For most of my high school and college years, I took something for granted – mentorship. I was fortunate enough to have not one, but several individuals pour into me with their advice and support, and I remain inspired by this seeming selflessness and altruism.
It wasn’t until I began a normal 9-5 job in a work environment devoid of this ~mentorship~ hullabaloo that I really began to realize how much we as a younger generation need role models to aspire to and advice on how to navigate the journeys we have embarked upon. For while inspiration and advice seemed to seep out of so many individuals while I was in the educational system, it suddenly became harder to find when I began my scientific career as a research assistant. Navigating my current day-to-day has also suddenly felt a little trickier without the clarity of expectations, goals, and wisdom that can be bestowed by someone who has walked this path before us.

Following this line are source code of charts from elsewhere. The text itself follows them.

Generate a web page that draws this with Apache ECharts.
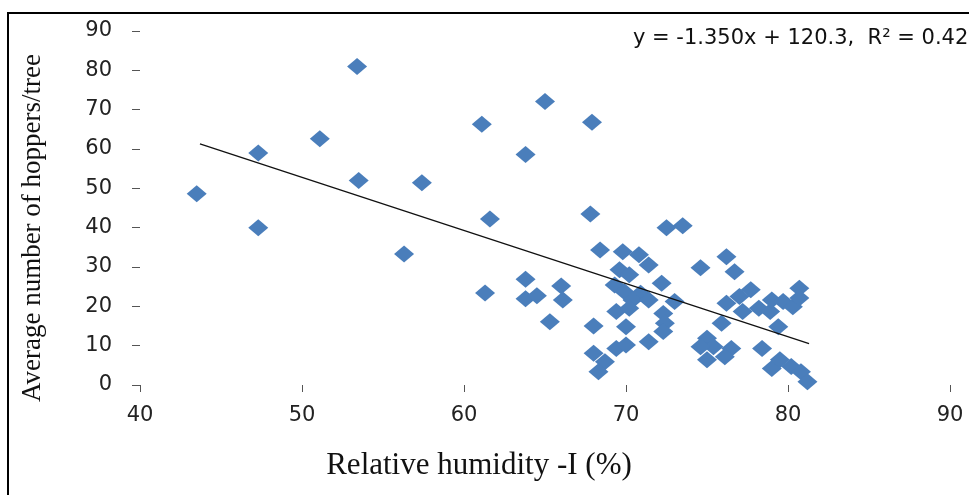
<!DOCTYPE html>
<html>
<head>
<meta charset="utf-8">
<script src="https://cdn.jsdelivr.net/npm/echarts@6/dist/echarts.min.js"></script>
<style>
  html, body { margin: 0; padding: 0; background: #fff; }
  #chart { width: 969px; height: 495px; }
</style>
</head>
<body>
<div id="chart"></div>
<script>
var myChart = echarts.init(document.getElementById('chart'));

// relative humidity (%) of each tree / hoppers per tree
var humidity = [
  43.5, 47.3, 47.3, 51.1, 53.4, 53.5, 56.3, 57.4, 61.1, 61.3, 61.6, 63.8, 63.8, 63.8, 64.5, 65.0, 65.3, 66.0, 66.1, 67.9, 67.8, 68.0, 68.4,
  68.0, 68.7, 68.3, 69.4, 70.0, 70.0, 71.4,
  69.8, 70.8, 71.4, 69.6, 70.2, 69.3, 69.9, 70.9, 70.4, 71.4, 69.4, 70.2,
  72.5, 73.5, 72.2, 74.6, 73.0, 72.3, 72.4, 72.3,
  76.2, 76.7, 76.2, 77.0, 77.7, 77.2, 78.2, 78.9, 79.0, 79.7, 80.3, 80.7, 80.7, 75.9, 79.4,
  75.0, 75.4, 74.6, 76.5, 76.1, 75.0, 78.4, 79.0, 79.5, 80.2, 80.8, 81.2
];
var hoppers = [
  48.6, 59.0, 40.0, 62.6, 81.0, 52.0, 33.3, 51.4, 66.3, 23.4, 42.2, 58.6, 26.9, 21.9, 22.7, 72.1, 16.1, 25.2, 21.6, 66.8, 43.5, 15.0, 34.3,
  8.1, 5.9, 3.4, 9.3, 10.2, 14.8, 11.0,
  33.9, 33.1, 30.5, 29.3, 28.0, 25.4, 23.7, 23.3, 21.6, 21.6, 18.7, 19.5,
  40.0, 40.5, 25.9, 29.8, 21.2, 18.2, 15.7, 13.6,
  32.6, 28.8, 20.8, 22.5, 24.2, 18.7, 19.5, 18.7, 21.6, 21.2, 19.9, 24.6, 22.1, 15.7, 14.8,
  11.9, 9.7, 9.7, 9.3, 7.2, 6.4, 9.3, 4.2, 6.4, 4.7, 3.4, 0.8
];

// ends of the linear trend line
var trendX = [43.7, 81.3];
var trendY = [61.3, 10.5];
var equation = 'y = -1.350x + 120.3,  R² = 0.42';

var points = humidity.map(function (h, i) { return [h, hoppers[i]]; });
var trend = trendX.map(function (x, i) { return [x, trendY[i]]; });

myChart.setOption({
  animation: false,
  grid: { left: 140, right: 19, top: 31, bottom: 110 },
  xAxis: {
    type: 'value',
    min: 40, max: 90, interval: 10,
    axisLine: { show: false },
    axisTick: { show: true, length: 7, lineStyle: { color: '#555', width: 1 } },
    axisLabel: { margin: 20, color: '#222', fontFamily: 'DejaVu Sans', fontSize: 21 },
    splitLine: { show: false }
  },
  yAxis: {
    type: 'value',
    min: 0, max: 90, interval: 10,
    axisLine: { show: false },
    axisTick: { show: true, length: 8, lineStyle: { color: '#555', width: 1 } },
    axisLabel: { margin: 28, color: '#222', fontFamily: 'DejaVu Sans', fontSize: 21 },
    splitLine: { show: false }
  },
  series: [
    {
      type: 'scatter',
      data: points,
      symbol: 'diamond',
      symbolSize: [20, 17],
      itemStyle: { color: '#4a7ebb', opacity: 1 }
    },
    {
      type: 'line',
      data: trend,
      symbol: 'none',
      lineStyle: { color: '#111', width: 1.3 },
      z: 3
    }
  ],
  graphic: [
    {
      type: 'rect',
      shape: { x: 8, y: 13, width: 1000, height: 600 },
      style: { fill: 'none', stroke: '#000', lineWidth: 2 },
      silent: true
    },
    {
      type: 'text',
      x: 633, y: 39,
      style: { text: equation, fontFamily: 'DejaVu Sans', fontSize: 21, fill: '#111', verticalAlign: 'middle' }
    },
    {
      type: 'text',
      x: 33, y: 228,
      rotation: Math.PI / 2,
      style: {
        text: 'Average number of hoppers/tree',
        fontFamily: 'Liberation Serif', fontSize: 27, fill: '#111',
        align: 'center', verticalAlign: 'middle'
      }
    },
    {
      type: 'text',
      x: 479, y: 466,
      style: {
        text: 'Relative humidity -I (%)',
        fontFamily: 'Liberation Serif', fontSize: 31, fill: '#111',
        align: 'center', verticalAlign: 'middle'
      }
    }
  ]
});
</script>
</body>
</html>
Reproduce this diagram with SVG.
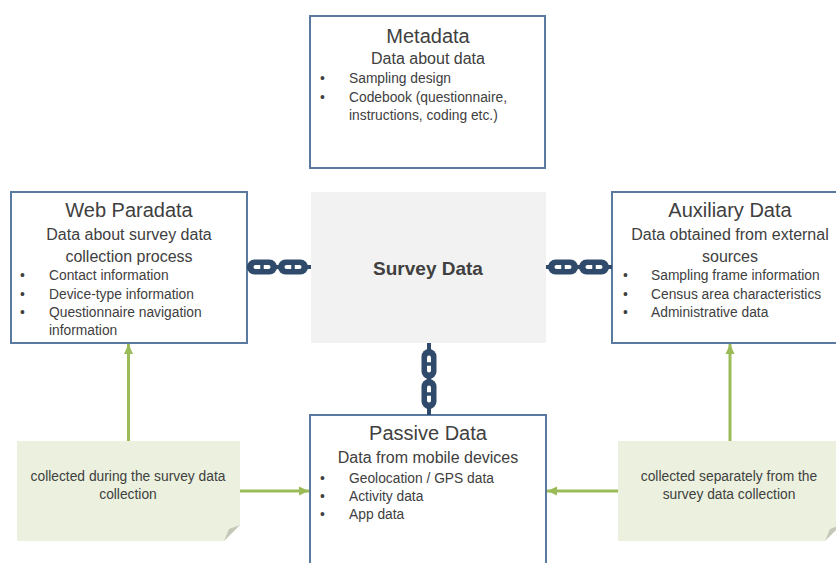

An entirely different post will be written about my experience starting my first job in a new city with all new people, yet the role mentors play is truly essential in this difficult time. Adaptation is a process, and there are some people who take months or years to really feel at home in a new situation and yet others who almost instantaneously find their new normal upon starting new beginnings. For me, I fall right in the middle. The excitement and novelty of moving to DC propelled me forward in those first few months, and I dove into research and exploring the city with enthusiasm and energy that I wistfully wish I could have held on to forever. Yet once the bubble of novelty wore off, I found myself struggling to make decisions, searching for friends that met the standards set my my college life-mates, and unsure of how to simply become this working adult that I felt I was expected to be in the workplace.
It is in navigating these decisions of how-to-be and what-to-strive-for in these new environments that mentors become truly essential. We all have a rough idea or maybe even a steadfast set of rules regarding how we are supposed to be treated and what to expect from other people. But when starting anew, we, whether knowingly or not, look to those around us for an idea of what to do next. Now if those people around us are the ideal people that we ourselves strive to be, then this works out well. Yet if they are the antithesis of our pursuit towards perfection, we need to remember to look towards other role models and individuals who do maintain the qualities we wish to cultivate within ourselves.
Put bluntly, it can be easy to feel alone when treading on a new path, especially one in which you are unsure of what to expect. But there are people who have been right where you are. Seek out these people. For me, this meant gathering opinions from the people who held the same pipette I use each day in research, using the online world and communities to seek out information, and utilizing friends and networks to seek out advice on what I should do for my next step. The world began to shrink and became a lot less scary when I took the time to get perspectives from the people with similar difficulties and fears. And I found I was a lot less alone than my mind made it seem.
Now not everyone is altruistic and willing to be a mentor or provide their perspective. So do be cautious of this. But when you do find someone who has your best interests at heart and is willing to share their advice and stories, make sure you take the time to listen. Even little challenges such as requesting time off from work, navigating difficult coworkers, and dealing with new bosses can be alleviated by sharing perspectives with people and hearing about others “mistakes.”
So this is what I implore myself and you to do – maintain mentors. Both seek out people who you can aspire to live like, and be a mentor to those who follow in your footsteps as well. The path is a lot less difficult if we have people to lean on and look towards.